Humans, we hear a nice range of frequencies, changes in which we're very sensitive to. You already know that. You might not know that the amplitude - the volume - has a huge range, too, and the numbers are pretty striking. Using a unit called a decibel (dB or dBA), you can measure the volume - or more specifically the pressure level - of a sound. And as it turns out, what we're looking for in conversation, and what we get from our iPod are vastly different. 45 decibels is the normal range for human conversation. When someone yells at you, it's more like 75 dB. An iPod can go as high as 130 dB with decent earphones. And it doesn't effect us linearly. Every 3 dB equals twice as much sound to our ears.
And be honest. When you've got your earbuds in, is it "reasonable volume"? Not me, baby - the big attractor for the iPod culture to me is that the world sounds like I want it to sound; the Coldplay effect just doesn't happen all the way for me unless I crank "Yellow" at full volume. I'm not hearing anyone, I'm pretending I don't see them, I've got that Matrix feeling where other people are there, they're just not real. This is living the movie.
So, someone yells. You have your iPod. They have a fight. iPod wins. If you have your music up, it wins by 55 dB, or to put it another, scarier way - 18 times the percieved volume of the guy yelling at you. At least in my mind, then, these individuals with the wires streaming from the sides of their head are effectively deaf. And, depending on what they're listening to, they might also qualify as retarded. According to Dangerous Decibels, the maximum amount of healthy exposure time to 115 dB is 30 seconds. That's all. And then damage stars.

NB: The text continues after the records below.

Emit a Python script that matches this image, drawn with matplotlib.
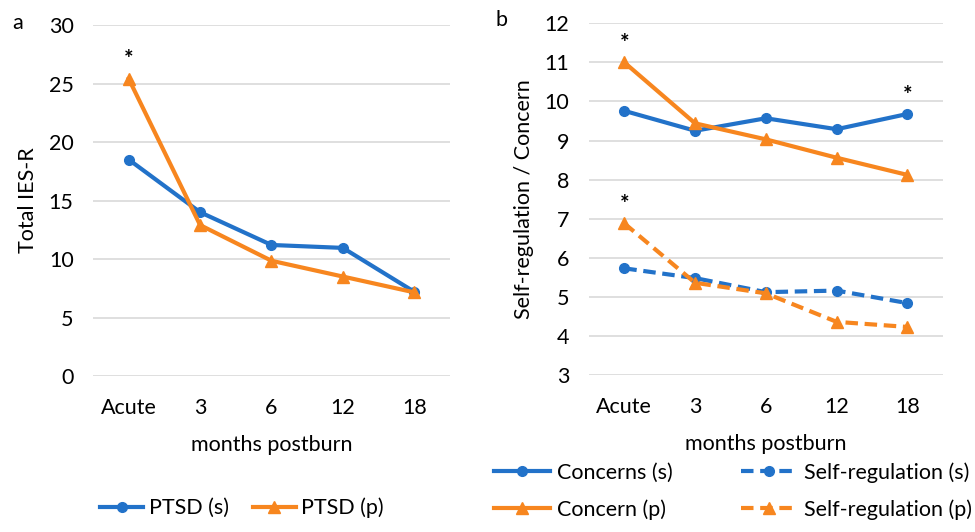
import matplotlib
matplotlib.use('Agg')
import matplotlib.pyplot as plt

plt.rcParams['font.family'] = ['Lato', 'DejaVu Sans']

months = ['Acute', '3', '6', '12', '18']

ptsd_s = [18.5, 14.0, 11.2, 10.95, 7.2]
ptsd_p = [25.4, 12.9, 9.85, 8.5, 7.15]

concerns_s = [9.76, 9.25, 9.57, 9.29, 9.68]
concern_p = [11.0, 9.44, 9.03, 8.56, 8.12]
selfreg_s = [5.73, 5.48, 5.12, 5.16, 4.84]
selfreg_p = [6.88, 5.36, 5.09, 4.36, 4.23]

BLUE = '#2272c9'
ORANGE = '#f7861f'
GRID = '#d9d9d9'
FS = 15.5

fig = plt.figure(figsize=(9.75, 5.32), dpi=100)
ax_a = fig.add_axes([0.0954, 0.2932, 0.3661, 0.6598])
ax_b = fig.add_axes([0.604, 0.2951, 0.363, 0.6611])

x = list(range(len(months)))
dash = (0, (3, 1.6))


def style_axes(ax, ylim, yticks, ylabel):
    ax.set_xlim(-0.5, len(months) - 0.5)
    ax.set_ylim(*ylim)
    ax.set_yticks(yticks)
    ax.set_xticks(x)
    ax.set_xticklabels(months)
    ax.grid(axis='y', color=GRID, linewidth=1.2)
    ax.set_axisbelow(True)
    for s in ax.spines.values():
        s.set_visible(False)
    ax.tick_params(length=0, labelsize=FS)
    ax.tick_params(axis='y', pad=14)
    ax.tick_params(axis='x', pad=16)
    ax.set_xlabel('months postburn', fontsize=FS, labelpad=12)
    ax.set_ylabel(ylabel, fontsize=FS, labelpad=8)


# panel a
ax_a.plot(x, ptsd_s, color=BLUE, lw=3, marker='o', ms=7, label='PTSD (s)')
ax_a.plot(x, ptsd_p, color=ORANGE, lw=3, marker='^', ms=8, label='PTSD (p)')
style_axes(ax_a, (0, 30), range(0, 31, 5), 'Total IES-R')
ax_a.annotate('*', (0, ptsd_p[0]), xytext=(0, 6), textcoords='offset points',
              ha='center', va='bottom', fontsize=16, fontweight='bold')
ax_a.legend(loc='center left', bbox_to_anchor=(0.103, 0.045), bbox_transform=fig.transFigure,
            ncol=2, frameon=False, fontsize=FS, handlelength=2.0, handletextpad=0.25,
            columnspacing=1.1, borderpad=0, borderaxespad=0)
fig.text(0.013, 0.945, 'a', fontsize=FS)

# panel b
ax_b.plot(x, concerns_s, color=BLUE, lw=3, marker='o', ms=7, label='Concerns (s)')
ax_b.plot(x, concern_p, color=ORANGE, lw=3, marker='^', ms=8, label='Concern (p)')
ax_b.plot(x, selfreg_s, color=BLUE, lw=3, ls=dash, marker='o', ms=7, label='Self-regulation (s)')
ax_b.plot(x, selfreg_p, color=ORANGE, lw=3, ls=dash, marker='^', ms=8, label='Self-regulation (p)')
style_axes(ax_b, (3, 12), range(3, 13), 'Self-regulation / Concern')
for xi, yi in [(0, concern_p[0]), (0, selfreg_p[0]), (4, concerns_s[4])]:
    ax_b.annotate('*', (xi, yi), xytext=(0, 6), textcoords='offset points',
                  ha='center', va='bottom', fontsize=16, fontweight='bold')
h, l = ax_b.get_legend_handles_labels()
ax_b.legend(h, l, loc='center left', bbox_to_anchor=(0.507, 0.077), bbox_transform=fig.transFigure,
            ncol=2, frameon=False, fontsize=FS, handlelength=2.6, handletextpad=0.3,
            columnspacing=3.2, labelspacing=0.75, borderpad=0, borderaxespad=0)
fig.text(0.508, 0.952, 'b', fontsize=FS)

fig.savefig('out.png', dpi=100)
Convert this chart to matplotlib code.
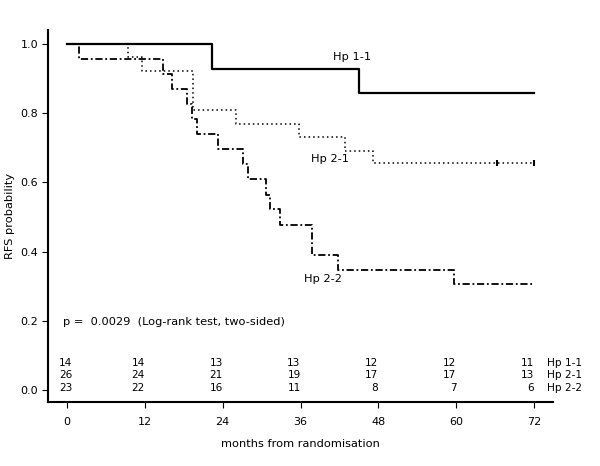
import matplotlib
matplotlib.use("Agg")
import matplotlib.pyplot as plt
import numpy as np

# Kaplan-Meier step data (event times in months, survival after step)
hp11_t = [0, 22.4, 45.0, 72]
hp11_s = [1.0, 0.929, 0.857, 0.857]

hp21_t = [0, 9.4, 11.6, 19.4, 26.1, 35.8, 42.9, 47.2, 72]
hp21_s = [1.0, 0.962, 0.923, 0.808, 0.769, 0.731, 0.692, 0.655, 0.655]
hp21_cens_t = [66.3, 72]
hp21_cens_s = [0.655, 0.655]

hp22_t = [0, 1.85, 14.8, 16.2, 18.5, 19.3, 20.0, 23.3, 27.1, 27.9, 30.7, 31.3,
          32.8, 37.8, 41.8, 59.7, 72]
hp22_s = [1.0, 0.957, 0.913, 0.870, 0.826, 0.783, 0.739, 0.696, 0.652, 0.609,
          0.565, 0.522, 0.478, 0.391, 0.348, 0.305, 0.305]

risk_times = [0, 12, 24, 36, 48, 60, 72]
risk_hp11 = [14, 14, 13, 13, 12, 12, 11]
risk_hp21 = [26, 24, 21, 19, 17, 17, 13]
risk_hp22 = [23, 22, 16, 11, 8, 7, 6]
group_names = ["Hp 1-1", "Hp 2-1", "Hp 2-2"]

plt.rcParams['font.family'] = ['DejaVu Sans']
fig = plt.figure(figsize=(6.0, 4.66), dpi=100)
ax = fig.add_axes([0.08, 0.1373, 0.8417, 0.7983])

ax.step(hp11_t, hp11_s, where='post', color='black', lw=1.6, linestyle='-')
ax.step(hp21_t, hp21_s, where='post', color='black', lw=1.1, linestyle=(0, (1, 2)))
ax.plot(hp21_cens_t, hp21_cens_s, linestyle='none', marker='|', color='black',
        markersize=4, mew=1.5)
ax.step(hp22_t, hp22_s, where='post', color='black', lw=1.3,
        linestyle=(0, (4, 1.5, 1, 1.5)))

ax.set_xlim(-2.93, 74.9)
ax.set_ylim(-0.0347, 1.0405)
ax.set_xticks(risk_times)
ax.set_yticks([0.0, 0.2, 0.4, 0.6, 0.8, 1.0])
ax.set_yticklabels(["0.0", "0.2", "0.4", "0.6", "0.8", "1.0"])
for s in ['top', 'right']:
    ax.spines[s].set_visible(False)
for s in ['left', 'bottom']:
    ax.spines[s].set_linewidth(1.5)
ax.tick_params(direction='out', length=4, width=0.8, labelsize=8)
ax.tick_params(axis='y', pad=3)
ax.tick_params(axis='x', pad=7)
ax.set_xlabel("months from randomisation", fontsize=8.2)
ax.xaxis.set_label_coords(0.5, -0.1)
ax.set_ylabel("RFS probability", fontsize=8.2)
ax.yaxis.set_label_coords(-0.066, 0.5)

fs = 8.2
ax.text(41.0, 0.962, "Hp 1-1", fontsize=fs, va='center', ha='left')
ax.text(37.6, 0.668, "Hp 2-1", fontsize=fs, va='center', ha='left')
ax.text(36.5, 0.321, "Hp 2-2", fontsize=fs, va='center', ha='left')
ax.text(-0.6, 0.196, "p =  0.0029  (Log-rank test, two-sided)", fontsize=fs,
        va='center', ha='left')

rows = [risk_hp11, risk_hp21, risk_hp22]
row_y = [0.078, 0.042, 0.007]
for r, y, name in zip(rows, row_y, group_names):
    for t, n in zip(risk_times, r):
        xpos = t + 0.8 if t == 0 else t
        ax.text(xpos, y, str(n), fontsize=7.6, ha='right', va='center')
    ax.text(73.9, y, name, fontsize=7.6, ha='left', va='center', clip_on=False)

fig.savefig("out.png", dpi=100)
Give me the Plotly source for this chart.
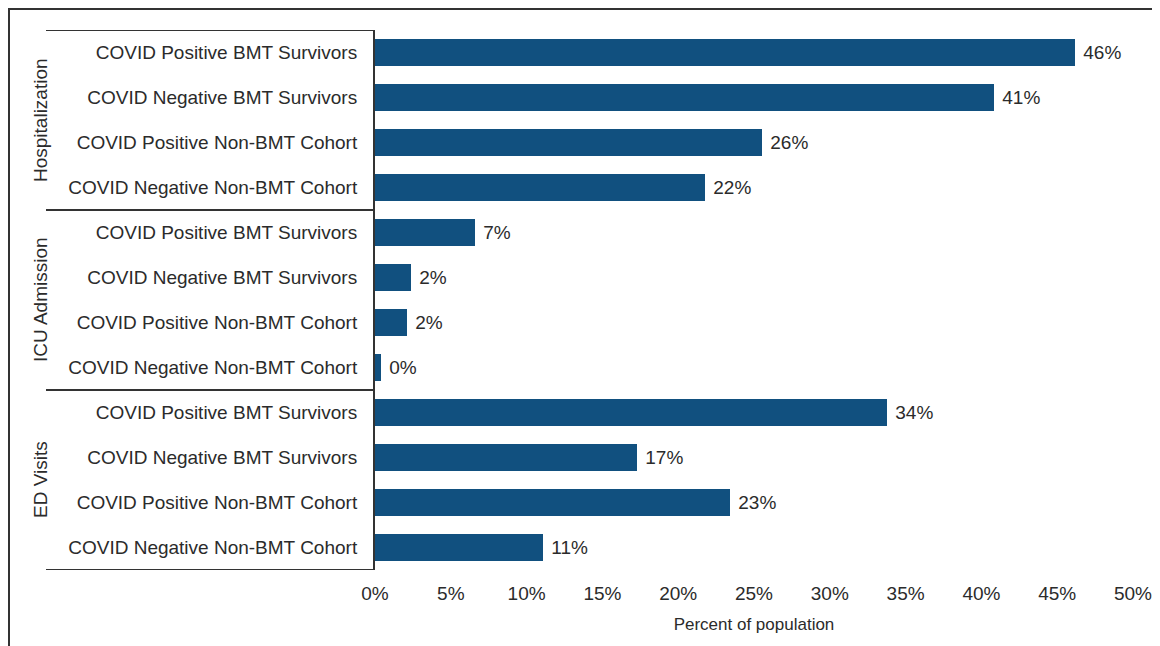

This deafness, in fact, prompted the EU to levy noise caps on manufacturers of digital audio devices in the EU-participating countries: 100 dB is the max an EU digital audio player can be allowed to play at.
So is it widespread? Look at the numbers, you tell me. Not sure if you've seen these stats, folks, but 22 million adults in the US have iPods. Out of the 217 million adults in the United States, that's more than 1 in 10 with a digital deafmaker. This isn't just on the roads anymore. It's in airports. Coffee shops. Schools. Offices. Anywhere where people just seem to do better with a theme song for their life.
But it's making a little rebellion for all of us. It's getting bigger, our bubbles are getting smaller, we're defining lifestyles for ourselves, cutting and editing the film of life to rid ourselves of the parts we don't like, we're doing it every day. Part of that process is weeding out criticism, and in the case of the iPod Nation, or people like Mister Mustang, it's to the point where you don't really have to be truly deaf to stop criticism at the gate.
You just have to like music. Welcome, once again, to the future.